As it is, the members of the House of Assembly are now faced
with a quandary if they are serious about their jobs.
If the members of the House vote to accept the reports as
presented they will have to accept that Mitchelmore committed an act that does
not rise to any reasonable definition of gross mismanagement. If they accept that he has committed such an
act, then they must accept he did it alone despite evidence that others are at
the very least equally culpable. Then they must also accept that the punishment
for such an offence is far below the standard one ought to expect. And in the
process, they will endorse reports that are, by any reasonable measure, far
below the standards that should come from an office as important as that of the
Citizen’s Representative and that of the Commissioner of Legislative Standards.
Individual members of the House, particularly Dwight Ball
and Chris Mitchelmore, would have to accept findings that are contrary to their
stated position. Mitchelmore says Ball
offered Foote the job. Ball maintains he
had nothing to do with the whole business.
Since the Citizens Representative deliberately - and inexcusably - failed
to interview Ball on a matter central to the allegations against Mitchelmore, there
is no satisfactory answer to a central question of this controversy.
The only sensible resolution to this matter is to reject
both reports and start them over again by someone else capable of undertaking
such an investigation. Unfortunately,
there is no way to do this without bringing in outsiders specifically to look
into the original allegations. A second set of reviews would have to look at
both statutory offices and the incumbents to determine if they have also failed
to carry out their responsibilities appropriately.

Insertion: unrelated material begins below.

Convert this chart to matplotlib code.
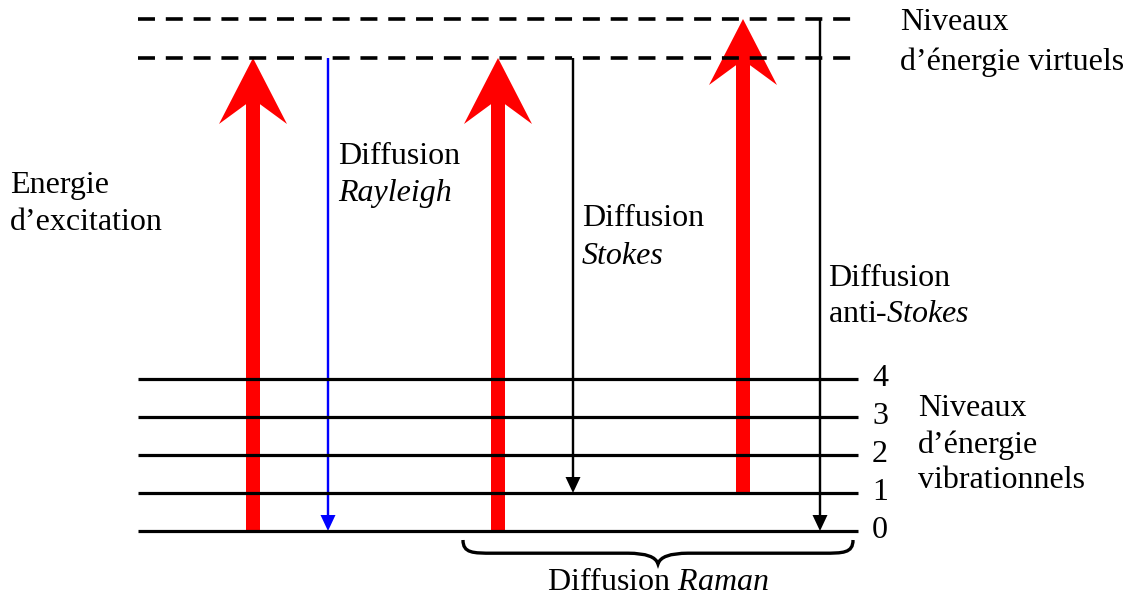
import matplotlib.pyplot as plt
from matplotlib.patches import FancyArrow, PathPatch
from matplotlib.path import Path

plt.rcParams['font.family'] = ['Liberation Serif', 'DejaVu Serif']
plt.rcParams['mathtext.fontset'] = 'custom'
plt.rcParams['mathtext.rm'] = 'Liberation Serif'
plt.rcParams['mathtext.it'] = 'Liberation Serif:italic'

# diagram values (pixel-like units, y grows downwards)
vib_levels = [531, 493, 455, 417, 379]
vib_labels = ['0', '1', '2', '3', '4']
virtual_levels = [19, 58]
level_x = (138, 858)

# excitation arrows: (x, start level, end level)
red_arrows = [(253, 531, 58), (498, 531, 58), (743, 493, 19)]
# scattered arrows: (x, start, end, colour)
thin_arrows = [(328, 58, 531, 'blue'), (573, 58, 493, 'black'), (820, 19, 531, 'black')]

fs = 23

fig = plt.figure(figsize=(11.31, 5.96), dpi=100)
ax = fig.add_axes([0, 0, 1, 1])
ax.set_xlim(0, 1131)
ax.set_ylim(596, 0)
ax.axis('off')

for y, lab in zip(vib_levels, vib_labels):
    ax.plot(level_x, [y, y], color='black', lw=2.3, solid_capstyle='butt')
    ax.text(872, y, lab, fontsize=fs, va='center', ha='left')

for y in virtual_levels:
    ax.plot(level_x, [y, y], color='black', lw=2.6, dashes=(4.7, 3.0),
            dash_capstyle='butt')

for x, y0, y1 in red_arrows:
    ax.add_patch(FancyArrow(x, y0, 0, y1 - y0, width=14, head_width=68, head_length=66,
                            overhang=0.3, length_includes_head=True,
                            color='red', lw=0))

for x, y0, y1, c in thin_arrows:
    ax.add_patch(FancyArrow(x, y0, 0, y1 - y0, width=2.4, head_width=15, head_length=16,
                            length_includes_head=True, color=c, lw=0))

# curly brace under the Raman part
def brace(x0, x1, ytop, h):
    xm = (x0 + x1) / 2
    yb = ytop + h * 0.55
    verts = [(x0, ytop), (x0, yb), (x0 + 10, yb), (x0 + 30, yb),
             (xm - 30, yb), (xm - 3, yb), (xm, ytop + h),
             (xm + 3, yb), (xm + 30, yb), (x1 - 30, yb),
             (x1 - 10, yb), (x1, yb), (x1, ytop)]
    codes = [Path.MOVETO, Path.CURVE4, Path.CURVE4, Path.LINETO,
             Path.LINETO, Path.CURVE3, Path.CURVE3,
             Path.CURVE3, Path.CURVE3, Path.LINETO,
             Path.CURVE4, Path.CURVE4, Path.CURVE4]
    ax.add_patch(PathPatch(Path(verts, codes), fill=False, lw=2.4, color='black'))

brace(463, 853, 540, 24)

ax.text(900, 22, 'Niveaux', fontsize=fs, va='center')
ax.text(900, 62, 'd\u2019énergie virtuels', fontsize=fs, va='center')
ax.text(10, 186, 'Energie', fontsize=fs, va='center')
ax.text(10, 222, 'd\u2019excitation', fontsize=fs, va='center')
ax.text(338, 157, 'Diffusion', fontsize=fs, va='center')
ax.text(338, 193, 'Rayleigh', fontsize=fs, va='center', style='italic')
ax.text(582, 219, 'Diffusion', fontsize=fs, va='center')
ax.text(582, 256, 'Stokes', fontsize=fs, va='center', style='italic')
ax.text(828, 278, 'Diffusion', fontsize=fs, va='center')
ax.text(828, 315, 'anti-$\\mathit{Stokes}$', fontsize=fs, va='center')
ax.text(918, 409, 'Niveaux', fontsize=fs, va='center')
ax.text(918, 445, 'd\u2019énergie', fontsize=fs, va='center')
ax.text(918, 481, 'vibrationnels', fontsize=fs, va='center')
ax.text(658, 582, 'Diffusion $\\mathit{Raman}$', fontsize=fs, va='center', ha='center')

plt.savefig('out.png', dpi=100)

The sad truth is that none of this is likely to happen and those
who appear to have participated in this fiasco will stay in place. Chris Mitchelmore has been thrown under a
political bus by his boss repeatedly.
While he may survive in office for the short term, his reputation has been
destroyed.
Were Mitchelmore to quit politics, no one should blame him. This entire process has been evidence that in
provincial politics these days, one is apt to find the truth turned to chalk
and cheese made of incompetence and lies.